Recently, I overheard two young gentlemen at Mumbai airport talking animatedly about the arrest of a global supply sales manager of Apple Inc. He, it appears, had taken about $1 million kickbacks from Asian suppliers in return of confidential information.
At the pith of their conversation was the idea that the manager was indeed stupid — not because of the deed, but because he was caught! Coming from a Jesuit institution known for its value-based education, I could not help but join in the conversation. I found that these two gentlemen were colleagues — one from a top B-school and well on his way to a very successful career in one of the leading IT firms in India.
When I interjected, the conversation turned into a banter and I kept asking them the reasons for some of the corporate scandals: Satyam, WorldComm and Enron. Surprisingly, neither appreciated the need for moral cognition. Their stance was that it is okay to meander and steer away from the right path, take kickbacks and plunder corporate wealth. But do it in such a way that one does not get caught.

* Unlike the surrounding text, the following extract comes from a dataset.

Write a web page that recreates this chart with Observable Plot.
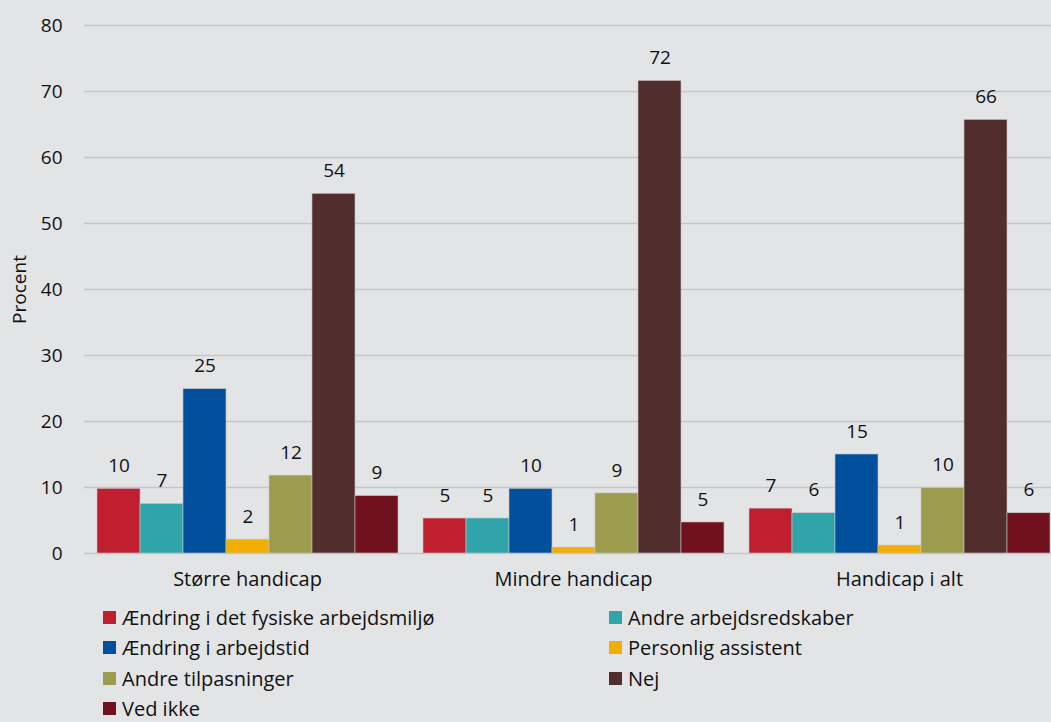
<!DOCTYPE html>
<html>
<head>
<meta charset="utf-8">
<script src="https://cdn.jsdelivr.net/npm/d3@7"></script>
<script src="https://cdn.jsdelivr.net/npm/@observablehq/plot@0.6"></script>
<style>
  html, body { margin: 0; padding: 0; background: #e3e4e6; }
  body { width: 1051px; height: 722px; overflow: hidden; font-family: "Open Sans", "Noto Sans", sans-serif; color: #111; }
  #legend { display: grid; grid-template-columns: 506px 440px; padding-left: 103px; margin-top: 2px; font-size: 20px; }
  .item { display: flex; align-items: center; height: 30.5px; white-space: nowrap; }
  .sw { width: 13px; height: 13px; margin-right: 6px; flex: none; }
  svg g[aria-label="fx-axis tick label"] text { font-size: 20px; }
</style>
</head>
<body>
<div id="chart"></div>
<div id="legend"></div>
<script>
const groups = ["Større handicap", "Mindre handicap", "Handicap i alt"];
const series = [
  "Ændring i det fysiske arbejdsmiljø",
  "Andre arbejdsredskaber",
  "Ændring i arbejdstid",
  "Personlig assistent",
  "Andre tilpasninger",
  "Nej",
  "Ved ikke"
];
const colors = ["#c01f30", "#2fa5aa", "#00509d", "#f2ae05", "#9c9c4f", "#512e2d", "#72111e"];
// values per series, in group order
const vFysisk = [9.8, 5.3, 6.8];
const vRedskaber = [7.5, 5.3, 6.1];
const vArbejdstid = [24.9, 9.8, 15.0];
const vAssistent = [2.1, 0.9, 1.2];
const vTilpasninger = [11.8, 9.1, 9.9];
const vNej = [54.5, 71.6, 65.7];
const vVedIkke = [8.7, 4.7, 6.1];
// printed labels per series
const lFysisk = [10, 5, 7];
const lRedskaber = [7, 5, 6];
const lArbejdstid = [25, 10, 15];
const lAssistent = [2, 1, 1];
const lTilpasninger = [12, 9, 10];
const lNej = [54, 72, 66];
const lVedIkke = [9, 5, 6];
const yTicks = [0, 10, 20, 30, 40, 50, 60, 70, 80];

const allValues = [vFysisk, vRedskaber, vArbejdstid, vAssistent, vTilpasninger, vNej, vVedIkke];
const allLabels = [lFysisk, lRedskaber, lArbejdstid, lAssistent, lTilpasninger, lNej, lVedIkke];

const data = [];
series.forEach((s, i) => {
  groups.forEach((g, j) => {
    data.push({group: g, series: s, value: allValues[i][j], label: allLabels[i][j]});
  });
});

const font = '"Open Sans", "Noto Sans", sans-serif';
const chart = Plot.plot({
  width: 1051,
  height: 600,
  marginLeft: 84,
  marginRight: -11,
  marginTop: 25,
  marginBottom: 47,
  style: {background: "transparent", fontFamily: font, fontSize: "19px", color: "#111"},
  fx: {domain: groups, padding: 0, label: null, axis: "bottom", tickSize: 0, tickPadding: 18},
  x: {domain: series, paddingInner: 0, paddingOuter: 0.29, axis: null},
  y: {domain: [0, 80], ticks: yTicks, label: "Procent", labelAnchor: "center", labelArrow: "none", labelOffset: 72, tickSize: 0, tickPadding: 22},
  color: {domain: series, range: colors},
  marks: [
    Plot.gridY(yTicks, {stroke: "#c4c5c7", strokeOpacity: 1, strokeWidth: 1.5}),
    Plot.barY(data, {fx: "group", x: "series", y: "value", fill: "series", stroke: "#c9c3c3", strokeWidth: 0.6}),
    Plot.text(data, {fx: "group", x: "series", y: "value", text: "label", dy: -23, fontSize: 19, fill: "#111"})
  ]
});
document.getElementById("chart").appendChild(chart);

const legend = document.getElementById("legend");
series.forEach((s, i) => {
  const d = document.createElement("div");
  d.className = "item";
  d.innerHTML = `<span class="sw" style="background:${colors[i]}"></span><span>${s}</span>`;
  legend.appendChild(d);
});
</script>
</body>
</html>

I would not blame them at all. In a world that is surrounded by corruption and lack of punitive action or retribution, we as a society seem to encourage such unadulterated rapaciousness. We brook no kindness to the society that we are a part of.

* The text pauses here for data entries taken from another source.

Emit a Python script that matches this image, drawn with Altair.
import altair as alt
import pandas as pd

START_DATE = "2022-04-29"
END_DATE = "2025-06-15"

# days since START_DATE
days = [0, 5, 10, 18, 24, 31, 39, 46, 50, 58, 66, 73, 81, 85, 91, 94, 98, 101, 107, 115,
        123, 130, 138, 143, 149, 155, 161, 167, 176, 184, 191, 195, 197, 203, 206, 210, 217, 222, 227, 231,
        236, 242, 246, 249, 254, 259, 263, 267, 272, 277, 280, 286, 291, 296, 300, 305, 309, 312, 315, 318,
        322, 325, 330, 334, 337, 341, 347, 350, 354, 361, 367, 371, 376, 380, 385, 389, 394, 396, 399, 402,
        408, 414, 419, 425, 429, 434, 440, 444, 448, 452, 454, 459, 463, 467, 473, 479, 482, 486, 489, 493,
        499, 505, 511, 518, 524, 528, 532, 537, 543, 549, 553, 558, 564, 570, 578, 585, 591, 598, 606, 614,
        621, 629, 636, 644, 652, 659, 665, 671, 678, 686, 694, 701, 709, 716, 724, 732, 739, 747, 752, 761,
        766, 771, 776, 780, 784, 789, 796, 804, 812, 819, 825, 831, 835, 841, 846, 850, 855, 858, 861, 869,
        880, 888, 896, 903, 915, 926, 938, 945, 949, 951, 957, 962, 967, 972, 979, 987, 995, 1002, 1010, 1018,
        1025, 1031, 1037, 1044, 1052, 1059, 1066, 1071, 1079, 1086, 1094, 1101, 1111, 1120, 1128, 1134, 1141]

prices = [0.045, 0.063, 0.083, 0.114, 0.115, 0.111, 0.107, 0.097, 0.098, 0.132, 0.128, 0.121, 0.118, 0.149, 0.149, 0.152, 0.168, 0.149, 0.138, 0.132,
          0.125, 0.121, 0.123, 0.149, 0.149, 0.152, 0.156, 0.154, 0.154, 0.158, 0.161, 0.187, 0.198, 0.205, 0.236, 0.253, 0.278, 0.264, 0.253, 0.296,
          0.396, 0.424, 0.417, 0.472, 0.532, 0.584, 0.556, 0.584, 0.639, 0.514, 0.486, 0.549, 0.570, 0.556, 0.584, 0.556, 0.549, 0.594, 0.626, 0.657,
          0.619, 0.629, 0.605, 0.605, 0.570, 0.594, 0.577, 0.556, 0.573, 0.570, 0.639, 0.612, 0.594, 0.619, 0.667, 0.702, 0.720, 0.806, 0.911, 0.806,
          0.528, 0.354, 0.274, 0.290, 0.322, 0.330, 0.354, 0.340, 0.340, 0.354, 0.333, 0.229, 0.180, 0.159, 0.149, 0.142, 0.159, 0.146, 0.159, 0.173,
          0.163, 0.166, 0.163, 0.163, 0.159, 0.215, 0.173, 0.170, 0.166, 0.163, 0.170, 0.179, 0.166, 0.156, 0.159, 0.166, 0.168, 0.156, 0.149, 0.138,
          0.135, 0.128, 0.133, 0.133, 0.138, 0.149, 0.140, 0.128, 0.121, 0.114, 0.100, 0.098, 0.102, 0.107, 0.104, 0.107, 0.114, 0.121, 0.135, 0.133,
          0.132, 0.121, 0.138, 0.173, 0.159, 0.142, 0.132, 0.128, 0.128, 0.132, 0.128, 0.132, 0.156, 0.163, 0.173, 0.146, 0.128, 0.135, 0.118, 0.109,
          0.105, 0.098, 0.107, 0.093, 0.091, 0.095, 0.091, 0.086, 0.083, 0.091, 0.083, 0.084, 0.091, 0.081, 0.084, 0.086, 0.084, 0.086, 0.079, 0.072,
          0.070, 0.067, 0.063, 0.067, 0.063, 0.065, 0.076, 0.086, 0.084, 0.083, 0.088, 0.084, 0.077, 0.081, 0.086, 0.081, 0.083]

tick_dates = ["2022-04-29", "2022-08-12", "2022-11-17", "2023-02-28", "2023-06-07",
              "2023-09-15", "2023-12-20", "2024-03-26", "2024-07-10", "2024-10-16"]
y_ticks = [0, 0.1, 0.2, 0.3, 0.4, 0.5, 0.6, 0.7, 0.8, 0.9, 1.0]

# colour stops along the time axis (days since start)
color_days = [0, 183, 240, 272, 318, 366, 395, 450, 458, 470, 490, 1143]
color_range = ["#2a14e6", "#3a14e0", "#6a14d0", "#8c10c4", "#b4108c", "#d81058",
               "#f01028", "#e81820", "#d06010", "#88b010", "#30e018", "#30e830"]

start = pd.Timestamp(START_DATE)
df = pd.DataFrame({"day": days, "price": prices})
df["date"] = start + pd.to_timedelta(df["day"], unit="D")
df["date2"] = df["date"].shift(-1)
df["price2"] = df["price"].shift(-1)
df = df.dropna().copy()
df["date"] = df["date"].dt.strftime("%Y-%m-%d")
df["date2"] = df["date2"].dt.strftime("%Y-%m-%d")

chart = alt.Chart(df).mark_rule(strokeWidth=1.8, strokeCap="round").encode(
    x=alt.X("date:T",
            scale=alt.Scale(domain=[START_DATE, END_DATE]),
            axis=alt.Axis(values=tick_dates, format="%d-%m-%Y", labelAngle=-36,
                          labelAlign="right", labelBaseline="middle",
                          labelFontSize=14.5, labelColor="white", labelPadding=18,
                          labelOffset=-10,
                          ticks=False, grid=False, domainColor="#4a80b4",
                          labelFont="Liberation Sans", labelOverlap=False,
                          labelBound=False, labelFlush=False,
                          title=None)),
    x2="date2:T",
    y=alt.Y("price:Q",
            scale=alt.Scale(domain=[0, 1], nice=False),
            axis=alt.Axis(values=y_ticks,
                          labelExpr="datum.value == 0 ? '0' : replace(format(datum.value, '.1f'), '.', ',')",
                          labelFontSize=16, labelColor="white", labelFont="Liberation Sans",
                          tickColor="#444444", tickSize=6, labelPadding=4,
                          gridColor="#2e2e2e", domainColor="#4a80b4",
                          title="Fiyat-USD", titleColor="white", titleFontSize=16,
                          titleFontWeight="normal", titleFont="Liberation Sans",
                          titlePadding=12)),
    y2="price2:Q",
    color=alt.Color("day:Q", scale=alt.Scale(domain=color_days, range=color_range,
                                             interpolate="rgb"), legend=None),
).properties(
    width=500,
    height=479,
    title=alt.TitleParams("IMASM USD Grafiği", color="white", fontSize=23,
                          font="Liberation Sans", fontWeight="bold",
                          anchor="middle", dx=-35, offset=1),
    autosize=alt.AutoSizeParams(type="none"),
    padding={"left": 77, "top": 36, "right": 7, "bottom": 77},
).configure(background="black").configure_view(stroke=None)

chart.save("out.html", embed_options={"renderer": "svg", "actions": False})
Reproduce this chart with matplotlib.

Moral cognition has to emanate early and should spring forth in schools, family and religion. But, we are weak in all the three sources. Schools prepare students for competition based on marks. Moral science classes are either optional or not part of the syllabus. Families are getting smaller, both the parents are working and they have no time for children.
It is not surprising that we have managers who chose to ignore his cohabitants. While I paint a rather gloomy picture, there are a few B-schools that do care about these aspects. For instance, my own B-school has compulsory core courses in business ethics, corporate governance and corporate social responsibility in the MBA programme. But is this enough? That’s a question the academia must ponder on.